Fanfiction: The Good, the Bad, and the (Somehow) Published

 

 

FanFiction logo*Please note that this article is an opinion-editorial.


Throughout the internet, there is a vast array of writings that are made by those who are dedicated to their subject matter, people who enjoy both creating an extension of established continuity for several franchises, as well as creating completely unthought of combinations for the pure sake of just having it done.  People of all ages, backgrounds, and writing skills work for long periods of time—sometimes as long as an hour—to create enjoyment for others.  These people are many, diverse, and relatively unknown in the grand scheme of things.  They are the ones who write fanfiction.

SPOILERS BELOW




The Good


I’m going to first say that not all fanfiction is horrible, or even made to give an already established world a badly done comb-over; in fact, I know of several people who not only enjoy reading fanfiction, but writing it, as well.  Fanfiction is a way for someone to express their writing skills in a safe, established environment without having to worry about creating too much original work such as world-building.  For some young (in terms of length of time writing, not age) writers, fanfiction is the best way to hone their skills, getting some feedback from readers who both do and do not know the source material well.  It’s good practice for the world of publishing as a whole, with the minor fact that it doesn’t deal with quite so much institutional bureaucracy as a publishing company does.  More to the point, I have written fanfiction.

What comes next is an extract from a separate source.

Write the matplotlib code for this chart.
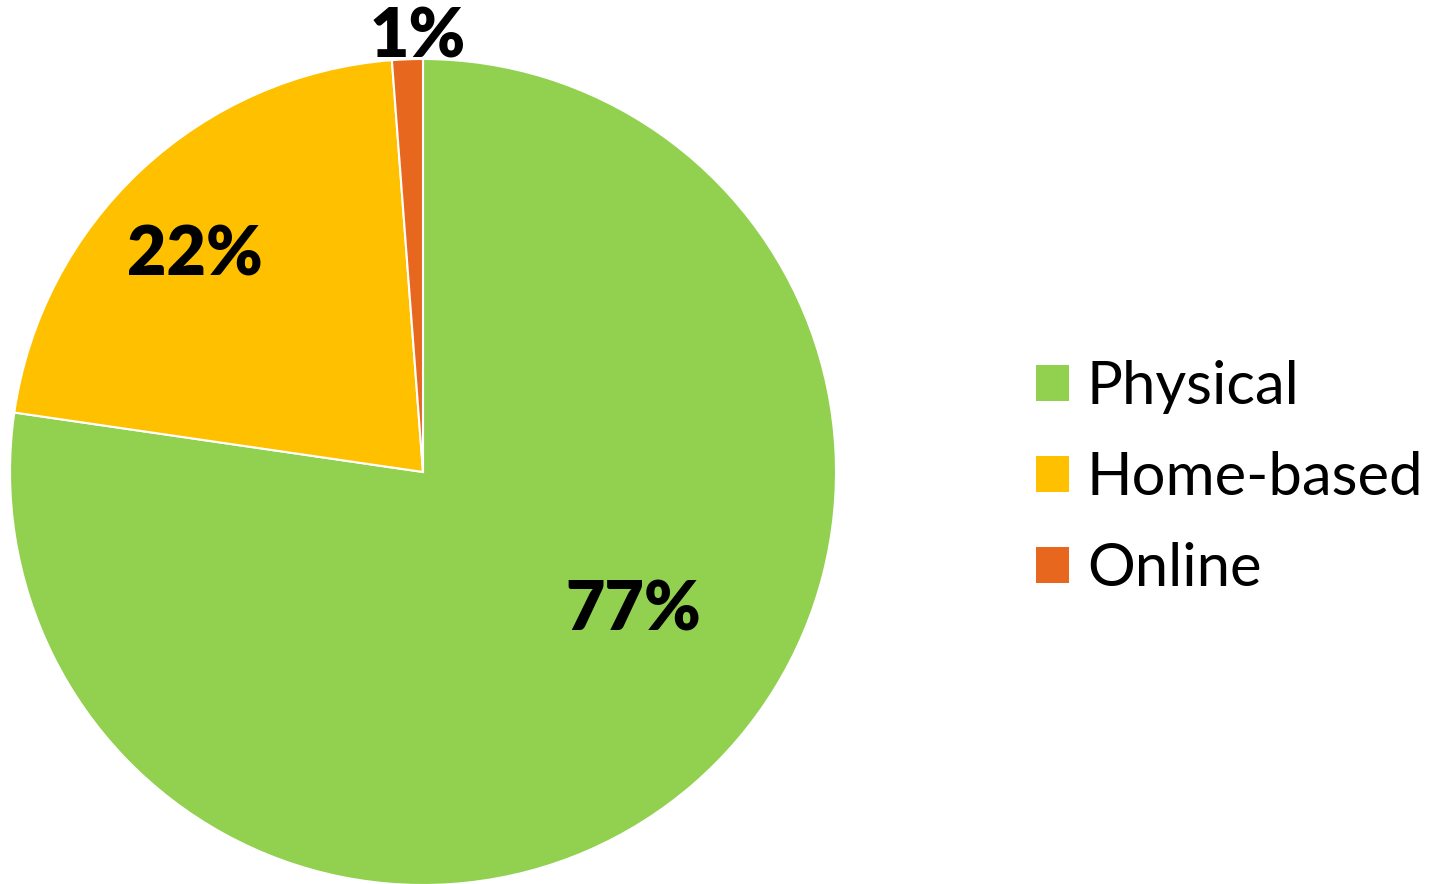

In the past I’ve been part of a few online fan organizations devoted to Star Wars, and throughout my time with nearly each of them, I would write stories.  Whereas a lot of fanfiction revolves around established characters from the source material, most of mine were about original characters of either my own or someone else’s creation, thus making a somewhat unique, yet familiar, setting.  There were times when I used established characters, but they were for very minor roles, so as not to draw attention away from the “main” characters of my stories.  I feel that this is the best way to create fanfiction: write from the perspective of the unknown, the unseen, the unheard individuals in the established continuity.



The Bad


For every good piece of fanfiction out there, there are loads more that are just bad to the point where I want to gauge my eyes out.  It’s not so much that I have a problem with most of the plots or ideas behind a story, but it’s the execution that really brings it down for me.  A story can have such a great plot, with great characters—established or original—but if it isn’t told in a way that makes sense, it just doesn’t catch my attention.  It’s rather sad, to be honest, to see such great ideas go down because of how a person chose to write them.


And, let us not forget the ever popular pairing of unlikely characters for the sake of shock value.  I have no problems with shock value, it can be a wonderful tool, but it also needs to be believable; you cannot take two characters that are diametrically opposite of one another in terms of personalities and have conflicting experiences with one another and suddenly turn them into a lovey-dovey couple.  It just does not make sense to me, and if it doesn’t make sense, then it doesn’t tell a good story.



The (Somehow) Published


The hardest aspect of having fanfiction is getting it published legitimately.  Because of fair use laws, most stories cannot be published with the intention of acquiring profit—that’s why such sites as FanFiction.Net can exist without being prosecuted for their contents—but there is one way to get around those laws: get the approval of the copyright holder.  It’s not an easy thing to do and usually it is the copyright holder who asks the writers to create such stories.  In fact, this is how large universes such as Star Trek and Star Wars work. Authors are asked to contribute to the whole.  Some might argue that this isn’t really fanfiction, but rather a professional establishment; however, I want to point out something concerning that. Have you read all of the Trek and Wars books that are out there?  I haven’t and I’m a rather large fan of both, but the one thing I have observed is that there are several novels and short stories that are legitimately published in both franchises that just plain suck.


There are only a handful of books within the Star Wars Expanded Universe that I truly enjoy, with several more being an “okay” read, and with a few more being at the bottom of the pile with writing skills that make me want to cringe.  In comparison, the vast majority of the Trek books, which don’t interconnect like the EU does, are just outright horrible, with only a few—mostly written by Peter David—grabbing my literary attention.  The point I’m trying to make is this: I’ve read several fanfiction stories that are superior in storytelling and characterization than those that have been published under these two science fiction giants.  Fanfiction can be, and is, published for the reading masses, but that doesn’t make them worse—or better—than the ones on the Internet.



So, if you’re a fanfiction writer—and you’d be surprised how many of us have written such things in the past—try to remember that it shouldn’t be considered a means to an end.  Use your pieces as a way to hone your skills for when you want to write something original.  We need more good writers in the world.